If the positive trends continue, proponents of withdrawing most U.S. troops, such as Mr. Obama, might be able to responsibly carry out further pullouts next year. Still, the likely Democratic nominee needs a plan for Iraq based on sustaining an improving situation, rather than abandoning a failed enterprise. That will mean tying withdrawals to the evolution of the Iraqi army and government, rather than an arbitrary timetable; Iraq's 2009 elections will be crucial. It also should mean providing enough troops and air power to continue backing up Iraqi army operations such as those in Basra and Sadr City. When Mr. Obama floated his strategy for Iraq last year, the United States appeared doomed to defeat. Now he needs a plan for success.
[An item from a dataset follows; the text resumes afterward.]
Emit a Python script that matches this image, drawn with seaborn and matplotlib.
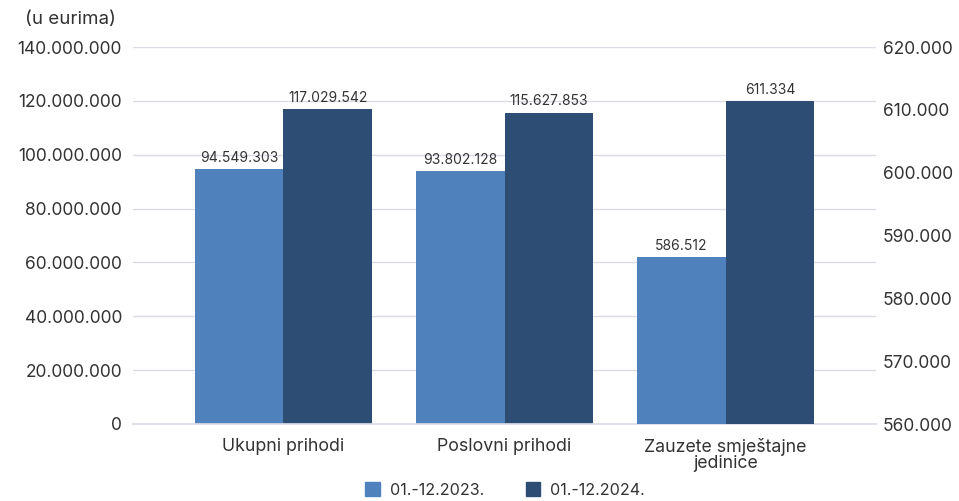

The trap Obama must not be caught in is one of excessive pessimism. Conditions now favor expeditious withdrawal more than they did only a few months ago. But the manner of withdrawal, its pace, and its concomitant diplomacy now require a different cast, and may require an even different one next February and March. None of this means that this war was not a mistake; it does suggest it need not in the medium term be a catastrophe. Petraeus deserves the lion's share of the credit; luck and time and the self-defeating nihilism of the Jihadists have helped. But Bush and McCain equally merit points for pursuing the surge, even though the metrics pointed to failure. Obama needs to capitalize on these gains, not dismiss them.